The combined group will offer customers a true one-stop partner for nut-based, chocolate, and snack ingredient solutions. The combination will also increase the level of innovation and the ability to create fully integrated solutions, leveraging on the combined expertise of peanuts and chocolate.

Suppliers – especially raw material providers of peanuts, nuts, cocoa, and packaging – stand to benefit from the increased scale and growth potential of the new group.

What is the impact of this deal on society?
The acquisition of Bredabest by Natra has far-reaching positive effects on society. It contributes to:

  • Strengthened European food security and self-sufficiency
  • More sustainable and ethical agricultural supply chains
  • Local job creation and regional economic stability
  • Healthier and more sustainable consumer choices
  • Greater innovation and modernization in food production
  • Reinforcement of Europe’s global leadership in sustainable agri-food industries

In essence, this deal is a model of responsible industrial consolidation – one that balances economic ambition with social progress, environmental responsibility, and consumer well-being. It demonstrates how thoughtful private investment and strategic partnerships can drive shared value creation for business, people, and planet alike.

What was most complex about this deal?
What made this deal complex was not a single obstacle, but the combination of financial sophistication, cross-border coordination, operational integration, cultural alignment, and various shareholder preferences and objectives – all within a fast-moving and highly competitive industry.

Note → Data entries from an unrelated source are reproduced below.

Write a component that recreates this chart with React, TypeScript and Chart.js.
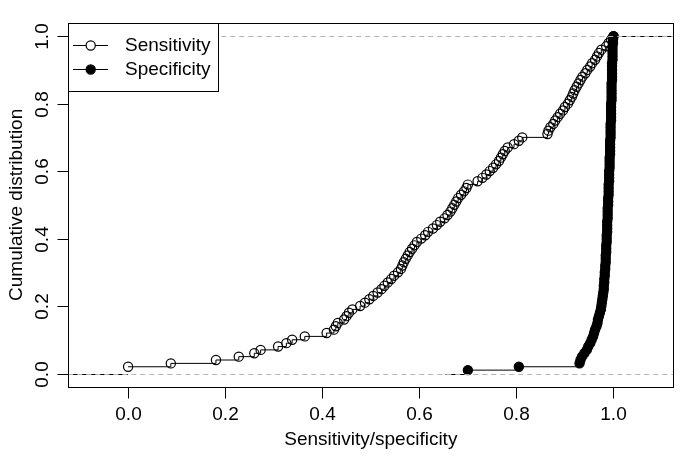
import React, { useEffect, useRef } from "react";
import { Chart, registerables } from "chart.js";

Chart.register(...registerables);

// Sensitivity ECDF points (x value, cumulative proportion)
const sensX = [
  0.000, 0.088, 0.181, 0.228, 0.260, 0.273, 0.309, 0.326, 0.338, 0.364,
  0.409, 0.424, 0.428, 0.432, 0.445, 0.450, 0.455, 0.462, 0.478, 0.488,
  0.497, 0.505, 0.514, 0.522, 0.528, 0.535, 0.542, 0.548, 0.556, 0.562,
  0.565, 0.568, 0.572, 0.576, 0.580, 0.585, 0.590, 0.595, 0.604, 0.612,
  0.618, 0.628, 0.636, 0.643, 0.652, 0.658, 0.664, 0.668, 0.672, 0.676,
  0.680, 0.686, 0.692, 0.697, 0.700, 0.720, 0.730, 0.738, 0.745, 0.752,
  0.758, 0.764, 0.768, 0.772, 0.776, 0.782, 0.795, 0.805, 0.812, 0.864,
  0.866, 0.870, 0.876, 0.880, 0.885, 0.890, 0.896, 0.900, 0.906, 0.910,
  0.914, 0.917, 0.920, 0.924, 0.928, 0.932, 0.936, 0.942, 0.946, 0.952,
  0.956, 0.962, 0.966, 0.970, 0.975, 0.985, 0.990, 0.995, 1.000,
];
const sensY = [
  0.02, 0.03, 0.04, 0.05, 0.06, 0.07, 0.08, 0.09, 0.10, 0.11,
  0.12, 0.13, 0.14, 0.15, 0.16, 0.17, 0.18, 0.19, 0.20, 0.21,
  0.22, 0.23, 0.24, 0.25, 0.26, 0.27, 0.28, 0.29, 0.30, 0.31,
  0.32, 0.33, 0.34, 0.35, 0.36, 0.37, 0.38, 0.39, 0.40, 0.41,
  0.42, 0.43, 0.44, 0.45, 0.46, 0.47, 0.48, 0.49, 0.50, 0.51,
  0.52, 0.53, 0.54, 0.55, 0.56, 0.57, 0.58, 0.59, 0.60, 0.61,
  0.62, 0.63, 0.64, 0.65, 0.66, 0.67, 0.68, 0.69, 0.70, 0.71,
  0.72, 0.73, 0.74, 0.75, 0.76, 0.77, 0.78, 0.79, 0.80, 0.81,
  0.82, 0.83, 0.84, 0.85, 0.86, 0.87, 0.88, 0.89, 0.90, 0.91,
  0.92, 0.93, 0.94, 0.95, 0.96, 0.97, 0.98, 0.99, 1.00,
];

// Specificity ECDF points
const specX = [
  0.700, 0.805, 0.930, 0.932, 0.935, 0.940, 0.945, 0.948, 0.952, 0.955,
  0.958, 0.960, 0.962, 0.965, 0.967, 0.968, 0.970, 0.972, 0.974, 0.975,
  0.976, 0.977, 0.978, 0.979, 0.980, 0.980, 0.981, 0.981, 0.982, 0.982,
  0.983, 0.983, 0.984, 0.984, 0.984, 0.985, 0.985, 0.985, 0.986, 0.986,
  0.986, 0.987, 0.987, 0.987, 0.987, 0.988, 0.988, 0.988, 0.988, 0.989,
  0.989, 0.989, 0.990, 0.990, 0.990, 0.990, 0.991, 0.991, 0.991, 0.991,
  0.992, 0.992, 0.992, 0.992, 0.993, 0.993, 0.993, 0.993, 0.993, 0.994,
  0.994, 0.994, 0.994, 0.994, 0.995, 0.995, 0.995, 0.995, 0.995, 0.995,
  0.996, 0.996, 0.996, 0.996, 0.996, 0.996, 0.997, 0.997, 0.997, 0.997,
  0.997, 0.997, 0.998, 0.998, 0.998, 0.998, 0.998, 0.999, 0.999, 1.000,
];
const specY = [
  0.01, 0.02, 0.03, 0.04, 0.05, 0.06, 0.07, 0.08, 0.09, 0.10,
  0.11, 0.12, 0.13, 0.14, 0.15, 0.16, 0.17, 0.18, 0.19, 0.20,
  0.21, 0.22, 0.23, 0.24, 0.25, 0.26, 0.27, 0.28, 0.29, 0.30,
  0.31, 0.32, 0.33, 0.34, 0.35, 0.36, 0.37, 0.38, 0.39, 0.40,
  0.41, 0.42, 0.43, 0.44, 0.45, 0.46, 0.47, 0.48, 0.49, 0.50,
  0.51, 0.52, 0.53, 0.54, 0.55, 0.56, 0.57, 0.58, 0.59, 0.60,
  0.61, 0.62, 0.63, 0.64, 0.65, 0.66, 0.67, 0.68, 0.69, 0.70,
  0.71, 0.72, 0.73, 0.74, 0.75, 0.76, 0.77, 0.78, 0.79, 0.80,
  0.81, 0.82, 0.83, 0.84, 0.85, 0.86, 0.87, 0.88, 0.89, 0.90,
  0.91, 0.92, 0.93, 0.94, 0.95, 0.96, 0.97, 0.98, 0.99, 1.00,
];

const seriesNames = ["Sensitivity", "Specificity"];
const xTickValues = [0, 0.2, 0.4, 0.6, 0.8, 1.0];
const xTickLabels = ["0.0", "0.2", "0.4", "0.6", "0.8", "1.0"];
const yTickValues = [0, 0.2, 0.4, 0.6, 0.8, 1.0];
const yTickLabels = ["0.0", "0.2", "0.4", "0.6", "0.8", "1.0"];
const xTitle = "Sensitivity/specificity";
const yTitle = "Cumulative distribution";

const X_MIN = -0.1232;
const X_MAX = 1.1232;
const Y_MIN = -0.04;
const Y_MAX = 1.04;
const SPEC_LEFT_START = 0.654;

const FONT = '19px "Liberation Sans", Arial, Helvetica, sans-serif';
const R_POINT = 4.6;
const PT_LW = 1.2;

const rBasePlugin = {
  id: "rBase",
  beforeDatasetsDraw(chart: any) {
    const ctx = chart.ctx;
    const xs = chart.scales.x;
    const ys = chart.scales.y;
    const ca = chart.chartArea;
    ctx.save();
    ctx.strokeStyle = "#000";
    ctx.lineWidth = 1;
    ctx.setLineDash([]);
    const seg = (x0: number, x1: number, y: number) => {
      const py = Math.round(ys.getPixelForValue(y)) + 0.5;
      ctx.beginPath();
      ctx.moveTo(x0, py);
      ctx.lineTo(x1, py);
      ctx.stroke();
    };
    seg(ca.left, xs.getPixelForValue(sensX[0]), 0);
    seg(xs.getPixelForValue(sensX[sensX.length - 1]), ca.right, 1);
    seg(xs.getPixelForValue(SPEC_LEFT_START), xs.getPixelForValue(specX[0]), 0);
    seg(xs.getPixelForValue(specX[specX.length - 1]), ca.right, 1);
    ctx.restore();
  },
  afterDatasetsDraw(chart: any) {
    const ctx = chart.ctx;
    const xs = chart.scales.x;
    const ys = chart.scales.y;
    const ca = chart.chartArea;
    ctx.save();

    // dashed 0/1 reference lines
    ctx.strokeStyle = "#b3b3b3";
    ctx.lineWidth = 1;
    ctx.setLineDash([5, 4]);
    [0, 1].forEach((v) => {
      const py = Math.round(ys.getPixelForValue(v)) + 0.5;
      ctx.beginPath();
      ctx.moveTo(ca.left, py);
      ctx.lineTo(ca.right, py);
      ctx.stroke();
    });
    ctx.setLineDash([]);

    // box
    ctx.strokeStyle = "#000";
    ctx.lineWidth = 1;
    const L = Math.round(ca.left) + 0.5;
    const R = Math.round(ca.right) + 0.5;
    const T = Math.round(ca.top) + 0.5;
    const B = Math.round(ca.bottom) + 0.5;
    ctx.strokeRect(L, T, R - L, B - T);

    // x ticks
    ctx.fillStyle = "#000";
    ctx.font = FONT;
    ctx.textAlign = "center";
    ctx.textBaseline = "middle";
    xTickValues.forEach((v, i) => {
      const px = Math.round(xs.getPixelForValue(v)) + 0.5;
      ctx.beginPath();
      ctx.moveTo(px, B);
      ctx.lineTo(px, B + 11);
      ctx.stroke();
      ctx.fillText(xTickLabels[i], px, 415);
    });
    // y ticks
    yTickValues.forEach((v, i) => {
      const py = Math.round(ys.getPixelForValue(v)) + 0.5;
      ctx.beginPath();
      ctx.moveTo(L - 11, py);
      ctx.lineTo(L, py);
      ctx.stroke();
      ctx.save();
      ctx.translate(43, py);
      ctx.rotate(-Math.PI / 2);
      ctx.fillText(yTickLabels[i], 0, 0);
      ctx.restore();
    });
    // titles
    ctx.fillText(xTitle, (ca.left + ca.right) / 2, 440);
    ctx.save();
    ctx.translate(17, (ca.top + ca.bottom) / 2);
    ctx.rotate(-Math.PI / 2);
    ctx.fillText(yTitle, 0, 0);
    ctx.restore();

    // legend
    const lx = L;
    const ly = T;
    ctx.fillStyle = "#fff";
    ctx.fillRect(lx, ly, 150, 68);
    ctx.strokeRect(lx, ly, 150, 68);
    const rows = [45, 69];
    rows.forEach((ry, i) => {
      ctx.lineWidth = 1;
      ctx.beginPath();
      ctx.moveTo(73, ry + 0.5);
      ctx.lineTo(108, ry + 0.5);
      ctx.stroke();
      ctx.lineWidth = PT_LW;
      ctx.beginPath();
      ctx.arc(90.7, ry + 0.5, R_POINT, 0, Math.PI * 2);
      ctx.fillStyle = i === 0 ? "#fff" : "#000";
      ctx.fill();
      ctx.stroke();
      ctx.fillStyle = "#000";
      ctx.textAlign = "left";
      ctx.fillText(seriesNames[i], 125, ry + 1);
    });

    ctx.restore();
  },
};

export default function App() {
  const ref = useRef<HTMLCanvasElement | null>(null);
  useEffect(() => {
    if (!ref.current) return;
    const chart = new Chart(ref.current, {
      type: "scatter",
      data: {
        datasets: [
          {
            label: seriesNames[0],
            data: sensX.map((x, i) => ({ x, y: sensY[i] })),
            showLine: true,
            stepped: "before",
            borderColor: "#000",
            borderWidth: 1,
            pointRadius: R_POINT,
            pointBorderWidth: PT_LW,
            pointBorderColor: "#000",
            pointBackgroundColor: "rgba(0,0,0,0)",
            clip: false,
          } as any,
          {
            label: seriesNames[1],
            data: specX.map((x, i) => ({ x, y: specY[i] })),
            showLine: true,
            stepped: "before",
            borderColor: "#000",
            borderWidth: 1,
            pointRadius: R_POINT,
            pointBorderWidth: PT_LW,
            pointBorderColor: "#000",
            pointBackgroundColor: "#000",
            clip: false,
          } as any,
        ],
      },
      options: {
        responsive: false,
        animation: false,
        events: [],
        layout: { padding: { left: 68.3, right: 11.7, top: 22.7, bottom: 69 } },
        scales: {
          x: { type: "linear", min: X_MIN, max: X_MAX, display: false },
          y: { type: "linear", min: Y_MIN, max: Y_MAX, display: false },
        },
        plugins: { legend: { display: false }, tooltip: { enabled: false } },
      },
      plugins: [rBasePlugin],
    });
    return () => chart.destroy();
  }, []);
  return (
    <div style={{ position: "fixed", left: 0, top: 0, width: 685, height: 456, background: "#fff" }}>
      <canvas ref={ref} width={685} height={456} style={{ display: "block", width: 685, height: 456 }} />
    </div>
  );
}
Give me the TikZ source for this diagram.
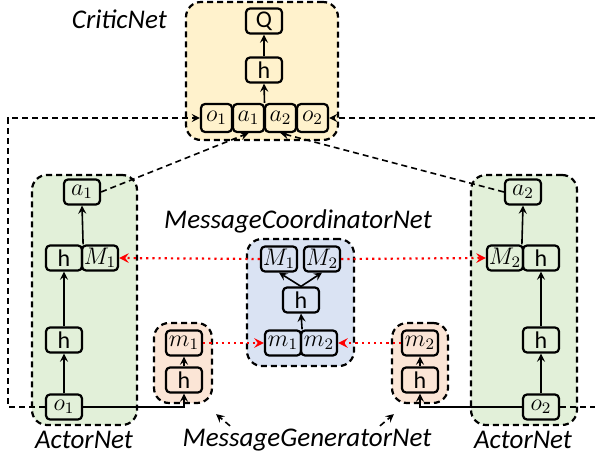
\documentclass[tikz,border=0pt]{standalone}
\usepackage{fontspec}
\setmainfont{Carlito}
\usepackage{amsmath}
\usepackage{tikz}
\usetikzlibrary{positioning}
\usetikzlibrary{calc}
\definecolor{criticfill}{HTML}{FFF2CC}
\definecolor{actorfill}{HTML}{E2F0D9}
\definecolor{genfill}{HTML}{FBE5D6}
\definecolor{coordfill}{HTML}{DAE3F3}
\tikzstyle{group}=[draw, dash pattern=on 3pt off 2pt, line width=1.1pt, rounded corners=7.5pt]
\tikzstyle{unit}=[draw, line width=1.1pt, rounded corners=2pt, minimum width=18pt, minimum height=12.5pt, inner sep=0pt, font=\fontsize{12}{14}\selectfont]
\tikzstyle{cell}=[unit, minimum width=15.5pt, minimum height=14pt]
\tikzstyle{netlabel}=[font=\fontsize{13.5}{15}\selectfont\itshape]
\tikzstyle{arrow}=[->, >=stealth, line width=0.8pt]
\tikzstyle{link}=[->, >=stealth, dash pattern=on 3pt off 2pt, line width=0.8pt]
\tikzstyle{msg}=[->, >=stealth, red, dotted, line width=1.1pt]

\begin{document}
\begin{tikzpicture}[x=0.5pt, y=-0.5pt]
      \useasboundingbox (0,0) rectangle (595,460);

      % groups
      \node [group, fill=criticfill, minimum width=76pt, minimum height=69pt] (critic) at (262,71) {};
      \node [group, fill=actorfill, minimum width=52.5pt, minimum height=125pt] (actor1) at (84.5,300) {};
      \node [group, fill=actorfill, minimum width=53pt, minimum height=125pt] (actor2) at (524,300) {};
      \node [group, fill=genfill, minimum width=29pt, minimum height=40pt] (gen1) at (183,363) {};
      \node [group, fill=genfill, minimum width=28pt, minimum height=40pt] (gen2) at (420,363) {};
      \node [group, fill=coordfill, minimum width=53.5pt, minimum height=63.5pt] (coord) at (300.5,302.5) {};

      \node [netlabel, anchor=east] (criticlbl) at (174,19) {CriticNet};
      \node [netlabel] (coordlbl) at (298,221) {MessageCoordinatorNet};
      \node [netlabel] (actorlbl1) at (84,440) {ActorNet};
      \node [netlabel] (actorlbl2) at (523,440) {ActorNet};
      \node [netlabel] (genlbl) at (307,440) {MessageGeneratorNet};

      % critic
      \node [unit] (cQ) at (264,21) {Q};
      \node [unit] (ch) at (264,70) {h};
      \node [cell] (co1) at (216.5,118) {$o_1$};
      \node [cell] (ca1) at (248.5,118) {$a_1$};
      \node [cell] (ca2) at (280.5,118) {$a_2$};
      \node [cell] (co2) at (312.5,118) {$o_2$};

      % actor 1
      \node [unit] (aa1) at (82,192) {$a_1$};
      \node [unit] (ah2) at (64,258) {h};
      \node [unit] (aM1) at (100,258) {$M_1$};
      \node [unit] (ah1) at (64,340) {h};
      \node [unit] (ao1) at (64,407) {$o_1$};

      % actor 2
      \node [unit] (ba2) at (523,192) {$a_2$};
      \node [unit] (bM2) at (505,258) {$M_2$};
      \node [unit] (bh2) at (541,258) {h};
      \node [unit] (bh1) at (541,340) {h};
      \node [unit] (bo2) at (541,407) {$o_2$};

      % generators
      \node [unit] (gm1) at (184,343) {$m_1$};
      \node [unit] (gh1) at (184,380) {h};
      \node [unit] (gm2) at (420,343) {$m_2$};
      \node [unit] (gh2) at (420,380) {h};

      % coordinator
      \node [unit] (mM1) at (279,259) {$M_1$};
      \node [unit] (mM2) at (322,259) {$M_2$};
      \node [unit] (mh) at (301,300) {h};
      \node [unit] (mm1) at (283,343) {$m_1$};
      \node [unit] (mm2) at (319,343) {$m_2$};

      \coordinate (ltop) at (8,118);
      \coordinate (rtop) at (595,118);
      \coordinate (rbot) at (595,407);

      \draw [arrow] ($(ca1.north east)!0.5!(ca2.north west)$) -- (ch.south);
      \draw [arrow] (ch) -- (cQ);

      \draw [arrow] (ao1) -- (ah1);
      \draw [arrow] (ah1) -- (ah2);
      \draw [arrow] (ah2.north east) -- (aa1.south);
      \draw [arrow] (bo2) -- (bh1);
      \draw [arrow] (bh1) -- (bh2);
      \draw [arrow] (bh2.north west) -- (ba2.south);

      \draw [arrow] (gh1) -- (gm1);
      \draw [arrow] (gh2) -- (gm2);
      \draw [arrow] (ao1.east) -| (gh1.south);
      \draw [arrow] (bo2.west) -| (gh2.south);

      \draw [arrow] (mm1.north east) -- (mh.south);
      \draw [arrow] (mh.north) -- (mM1.south);
      \draw [arrow] (mh.north) -- (mM2.south);

      \draw [msg] (mM1.west) -- (aM1.east);
      \draw [msg] (mM2.east) -- (bM2.west);
      \draw [msg] (gm1.east) -- (mm1.west);
      \draw [msg] (gm2.west) -- (mm2.east);

      \draw [link] (aa1.east) -- (ca1.south);
      \draw [link] (ba2.west) -- (ca2.south);
      \draw [link] (ao1.west) -| (ltop) -- (co1.west);
      \draw [link, -] (bo2.east) -- (rbot);
      \draw [link] (rtop) -- (co2.east);

      \draw [link] ($(genlbl.north)+(-77,4)$) -- ($(gen1.south east)+(3,10)$);
      \draw [link] ($(genlbl.north)+(73,4)$) -- ($(gen2.south west)+(3,10)$);
    \end{tikzpicture}
\end{document}
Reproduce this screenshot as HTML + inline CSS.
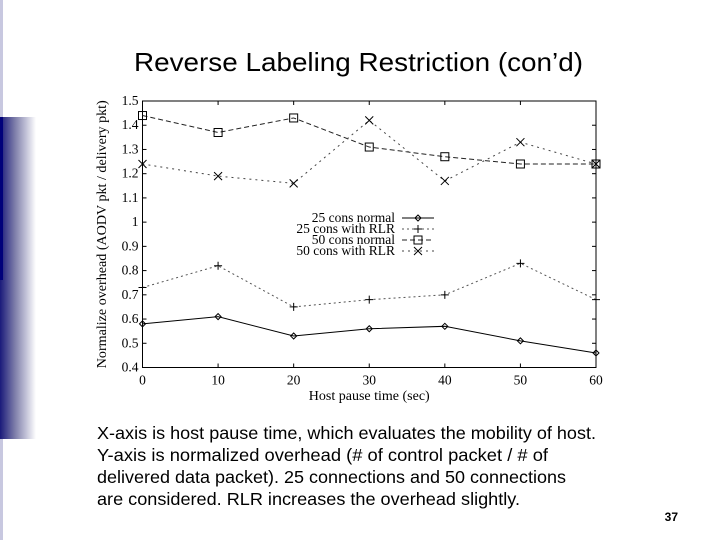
<!DOCTYPE html>
<html><head><meta charset="utf-8"><style>
html,body{margin:0;padding:0;background:#fff;width:720px;height:540px;overflow:hidden;font-family:"Liberation Sans",sans-serif}
</style></head><body>
<svg width="720" height="540" viewBox="0 0 720 540" xmlns="http://www.w3.org/2000/svg">
<defs><linearGradient id="g" x1="0" x2="1"><stop offset="0" stop-color="#1a1a7a"/><stop offset="0.4" stop-color="#7a7aa8"/><stop offset="1" stop-color="#ffffff"/></linearGradient></defs>
<rect x="0" y="0" width="3" height="540" fill="#c8c8e0"/>
<rect x="0" y="117" width="36" height="322" fill="url(#g)"/>
<rect x="0" y="117" width="3" height="163" fill="#00007a"/>
<text x="134" y="71" textLength="449" lengthAdjust="spacingAndGlyphs" font-size="26" fill="#000">Reverse Labeling Restriction (con’d)</text>
<g id="chart" font-family="Liberation Serif,serif" font-size="13.5"></g>
<g font-size="17.5" fill="#000">
<text x="97" y="439" textLength="499" lengthAdjust="spacingAndGlyphs">X-axis is host pause time, which evaluates the mobility of host.</text>
<text x="97" y="461" textLength="451" lengthAdjust="spacingAndGlyphs">Y-axis is normalized overhead (# of control packet / # of</text>
<text x="97" y="483" textLength="469" lengthAdjust="spacingAndGlyphs">delivered data packet). 25 connections and 50 connections</text>
<text x="97" y="505" textLength="423" lengthAdjust="spacingAndGlyphs">are considered. RLR increases the overhead slightly.</text>
</g>
<text x="678" y="521" text-anchor="end" font-size="12" font-weight="bold">37</text>
</svg>
<script>
const categories=[0,10,20,30,40,50,60];
const s25normal=[0.58,0.61,0.53,0.56,0.57,0.51,0.46];
const s25rlr=[0.73,0.82,0.65,0.68,0.70,0.83,0.68];
const s50normal=[1.44,1.37,1.43,1.31,1.27,1.24,1.24];
const s50rlr=[1.24,1.19,1.16,1.42,1.17,1.33,1.24];
const yTicks=[0.4,0.5,0.6,0.7,0.8,0.9,1,1.1,1.2,1.3,1.4,1.5];
const seriesNames=["25 cons normal","25 cons with RLR","50 cons normal","50 cons with RLR"];
const X0=142.5,X1=596,Y0=367.5,Y1=101;
const xs=v=>X0+(v-0)/60*(X1-X0);
const ys=v=>Y0-(v-0.4)/1.1*(Y0-Y1);
const NS="http://www.w3.org/2000/svg";
const g=document.getElementById('chart');
function mk(t,a,p){const e=document.createElementNS(NS,t);for(const k in a)e.setAttribute(k,a[k]);(p||g).appendChild(e);return e;}
const frame=mk('rect',{x:X0,y:Y1,width:X1-X0,height:Y0-Y1,fill:'none',stroke:'#000','stroke-width':1});


yTicks.forEach(v=>{
 const y=ys(v);
 mk('line',{x1:X0,x2:X0+4,y1:y,y2:y,stroke:'#000'});mk('line',{x1:X1,x2:X1-4,y1:y,y2:y,stroke:'#000'});
 const t=mk('text',{x:X0-4,y:y+4,'text-anchor':'end'});t.textContent=(v===1?'1':v.toFixed(1));
 
 
});
categories.forEach(v=>{
 const x=xs(v);
 mk('line',{x1:x,x2:x,y1:Y0,y2:Y0-4,stroke:'#000'});mk('line',{x1:x,x2:x,y1:Y1,y2:Y1+4,stroke:'#000'});
 const t=mk('text',{x:x,y:Y0+17,'text-anchor':'middle'});t.textContent=v;
 
 
});
const xt=mk('text',{x:(X0+X1)/2,y:400,'text-anchor':'middle','font-size':14});xt.textContent='Host pause time (sec)';


const yt=mk('text',{x:0,y:0,'text-anchor':'middle','font-size':14,textLength:268,lengthAdjust:'spacingAndGlyphs',transform:'translate(106,'+(Y0+Y1)/2+') rotate(-90)'});yt.textContent='Normalize overhead (AODV pkt / delivery pkt)';


function marker(type,x,y,p){
 if(type==0)mk('path',{d:`M${x-3} ${y}L${x} ${y-3}L${x+3} ${y}L${x} ${y+3}Z`,fill:'none',stroke:'#000'},p);
 else if(type==1)mk('path',{d:`M${x-4} ${y}H${x+4}M${x} ${y-4}V${y+4}`,stroke:'#000'},p);
 else if(type==2)mk('rect',{x:x-4,y:y-4,width:8,height:8,fill:'none',stroke:'#000'},p);
 else mk('path',{d:`M${x-4} ${y-4}L${x+4} ${y+4}M${x+4} ${y-4}L${x-4} ${y+4}`,stroke:'#000'},p);
}
const dashes=['none','2,3','5,3','2,4'];
const colors=['#000','#555','#222','#444'];
[s25normal,s25rlr,s50normal,s50rlr].forEach((s,i)=>{
 const grp=mk('g',{});
 
 
 mk('polyline',{points:s.map((v,j)=>xs(categories[j])+','+ys(v)).join(' '),fill:'none',stroke:colors[i],'stroke-width':1,'stroke-dasharray':dashes[i]},grp);
 s.forEach((v,j)=>marker(i,xs(categories[j]),ys(v),grp));
 const ly=218+i*11;
 const le=mk('g',{});
 
 
 const t=mk('text',{x:395,y:ly+4,'text-anchor':'end'},le);t.textContent=seriesNames[i];
 mk('line',{x1:402,x2:434,y1:ly,y2:ly,stroke:colors[i],'stroke-dasharray':dashes[i]},le);
 marker(i,418,ly,le);
});
</script>
</body></html>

To summarize the core complexities:

  • Create a mutual beneficiary shareholder structure set for further accelerated growth
  • Cross-border regulatory challenges
  • Cultural and organizational alignment
  • Operational integration across complex supply chains
  • Execution amid macroeconomic uncertainty

Despite these challenges, the acquisition succeeded because it was strategically sound, culturally compatible, and operationally well-managed. The result is a unified group positioned to lead Europe’s snacking industry – proof that even the most complex deals can deliver exceptional value when vision and execution align.